### INSTRUCTIONS FOR THE TASK
All of the data should be output character for character, except the pictures.

### MATERIAL
- - - - -

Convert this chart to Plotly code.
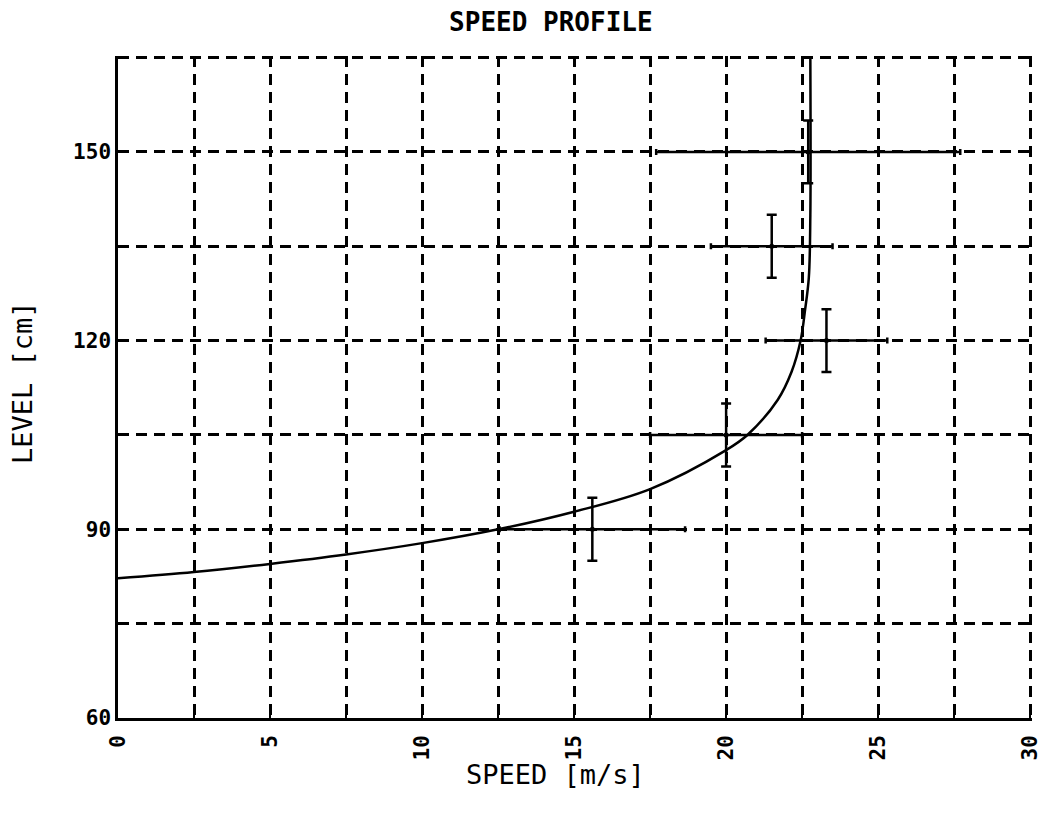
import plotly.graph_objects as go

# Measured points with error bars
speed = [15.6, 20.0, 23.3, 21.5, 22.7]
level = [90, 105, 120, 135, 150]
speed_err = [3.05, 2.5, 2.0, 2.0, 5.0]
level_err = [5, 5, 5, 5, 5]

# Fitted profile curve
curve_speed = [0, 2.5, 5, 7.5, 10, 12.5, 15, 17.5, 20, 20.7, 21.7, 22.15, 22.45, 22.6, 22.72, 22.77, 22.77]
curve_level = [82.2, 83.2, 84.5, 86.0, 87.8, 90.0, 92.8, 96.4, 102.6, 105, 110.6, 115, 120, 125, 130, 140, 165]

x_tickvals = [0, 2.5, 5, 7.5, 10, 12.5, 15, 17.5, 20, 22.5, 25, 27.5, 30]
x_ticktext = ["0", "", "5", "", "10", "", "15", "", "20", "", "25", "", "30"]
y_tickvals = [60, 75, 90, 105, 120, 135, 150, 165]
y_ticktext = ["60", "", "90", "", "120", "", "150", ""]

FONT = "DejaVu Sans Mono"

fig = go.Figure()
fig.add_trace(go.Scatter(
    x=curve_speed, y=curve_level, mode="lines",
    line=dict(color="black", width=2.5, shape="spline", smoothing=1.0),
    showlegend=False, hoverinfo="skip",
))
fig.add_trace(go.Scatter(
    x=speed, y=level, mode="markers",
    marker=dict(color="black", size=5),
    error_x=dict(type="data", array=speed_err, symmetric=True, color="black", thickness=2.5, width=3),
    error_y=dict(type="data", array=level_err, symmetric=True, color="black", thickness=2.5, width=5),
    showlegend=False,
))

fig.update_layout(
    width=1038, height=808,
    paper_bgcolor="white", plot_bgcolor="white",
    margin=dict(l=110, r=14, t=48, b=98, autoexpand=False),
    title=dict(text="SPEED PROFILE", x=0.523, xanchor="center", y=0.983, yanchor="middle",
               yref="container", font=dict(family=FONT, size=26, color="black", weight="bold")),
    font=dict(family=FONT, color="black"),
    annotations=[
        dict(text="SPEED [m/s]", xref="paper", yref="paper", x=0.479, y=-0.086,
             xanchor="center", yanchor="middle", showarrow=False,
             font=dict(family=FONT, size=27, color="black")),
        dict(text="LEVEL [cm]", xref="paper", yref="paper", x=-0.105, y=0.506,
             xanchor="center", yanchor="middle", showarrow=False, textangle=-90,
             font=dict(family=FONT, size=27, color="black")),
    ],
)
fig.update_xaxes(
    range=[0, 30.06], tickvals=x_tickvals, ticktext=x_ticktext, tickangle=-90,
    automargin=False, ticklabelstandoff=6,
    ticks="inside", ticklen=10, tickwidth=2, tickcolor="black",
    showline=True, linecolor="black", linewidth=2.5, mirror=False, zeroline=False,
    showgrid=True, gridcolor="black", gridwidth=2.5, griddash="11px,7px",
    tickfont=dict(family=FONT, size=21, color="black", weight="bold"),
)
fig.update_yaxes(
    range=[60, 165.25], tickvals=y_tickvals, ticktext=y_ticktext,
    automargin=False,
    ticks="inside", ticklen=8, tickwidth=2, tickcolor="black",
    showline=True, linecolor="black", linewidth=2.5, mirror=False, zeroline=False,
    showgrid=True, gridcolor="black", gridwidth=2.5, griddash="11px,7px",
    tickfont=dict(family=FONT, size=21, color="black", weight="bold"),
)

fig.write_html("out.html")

- - - - -

### THE OUTPUT
Convert this chart to Plotly code.
import plotly.graph_objects as go

# Measured points with error bars
speed = [15.6, 20.0, 23.3, 21.5, 22.7]
level = [90, 105, 120, 135, 150]
speed_err = [3.05, 2.5, 2.0, 2.0, 5.0]
level_err = [5, 5, 5, 5, 5]

# Fitted profile curve
curve_speed = [0, 2.5, 5, 7.5, 10, 12.5, 15, 17.5, 20, 20.7, 21.7, 22.15, 22.45, 22.6, 22.72, 22.77, 22.77]
curve_level = [82.2, 83.2, 84.5, 86.0, 87.8, 90.0, 92.8, 96.4, 102.6, 105, 110.6, 115, 120, 125, 130, 140, 165]

x_tickvals = [0, 2.5, 5, 7.5, 10, 12.5, 15, 17.5, 20, 22.5, 25, 27.5, 30]
x_ticktext = ["0", "", "5", "", "10", "", "15", "", "20", "", "25", "", "30"]
y_tickvals = [60, 75, 90, 105, 120, 135, 150, 165]
y_ticktext = ["60", "", "90", "", "120", "", "150", ""]

FONT = "DejaVu Sans Mono"

fig = go.Figure()
fig.add_trace(go.Scatter(
    x=curve_speed, y=curve_level, mode="lines",
    line=dict(color="black", width=2.5, shape="spline", smoothing=1.0),
    showlegend=False, hoverinfo="skip",
))
fig.add_trace(go.Scatter(
    x=speed, y=level, mode="markers",
    marker=dict(color="black", size=5),
    error_x=dict(type="data", array=speed_err, symmetric=True, color="black", thickness=2.5, width=3),
    error_y=dict(type="data", array=level_err, symmetric=True, color="black", thickness=2.5, width=5),
    showlegend=False,
))

fig.update_layout(
    width=1038, height=808,
    paper_bgcolor="white", plot_bgcolor="white",
    margin=dict(l=110, r=14, t=48, b=98, autoexpand=False),
    title=dict(text="SPEED PROFILE", x=0.523, xanchor="center", y=0.983, yanchor="middle",
               yref="container", font=dict(family=FONT, size=26, color="black", weight="bold")),
    font=dict(family=FONT, color="black"),
    annotations=[
        dict(text="SPEED [m/s]", xref="paper", yref="paper", x=0.479, y=-0.086,
             xanchor="center", yanchor="middle", showarrow=False,
             font=dict(family=FONT, size=27, color="black")),
        dict(text="LEVEL [cm]", xref="paper", yref="paper", x=-0.105, y=0.506,
             xanchor="center", yanchor="middle", showarrow=False, textangle=-90,
             font=dict(family=FONT, size=27, color="black")),
    ],
)
fig.update_xaxes(
    range=[0, 30.06], tickvals=x_tickvals, ticktext=x_ticktext, tickangle=-90,
    automargin=False, ticklabelstandoff=6,
    ticks="inside", ticklen=10, tickwidth=2, tickcolor="black",
    showline=True, linecolor="black", linewidth=2.5, mirror=False, zeroline=False,
    showgrid=True, gridcolor="black", gridwidth=2.5, griddash="11px,7px",
    tickfont=dict(family=FONT, size=21, color="black", weight="bold"),
)
fig.update_yaxes(
    range=[60, 165.25], tickvals=y_tickvals, ticktext=y_ticktext,
    automargin=False,
    ticks="inside", ticklen=8, tickwidth=2, tickcolor="black",
    showline=True, linecolor="black", linewidth=2.5, mirror=False, zeroline=False,
    showgrid=True, gridcolor="black", gridwidth=2.5, griddash="11px,7px",
    tickfont=dict(family=FONT, size=21, color="black", weight="bold"),
)

fig.write_html("out.html")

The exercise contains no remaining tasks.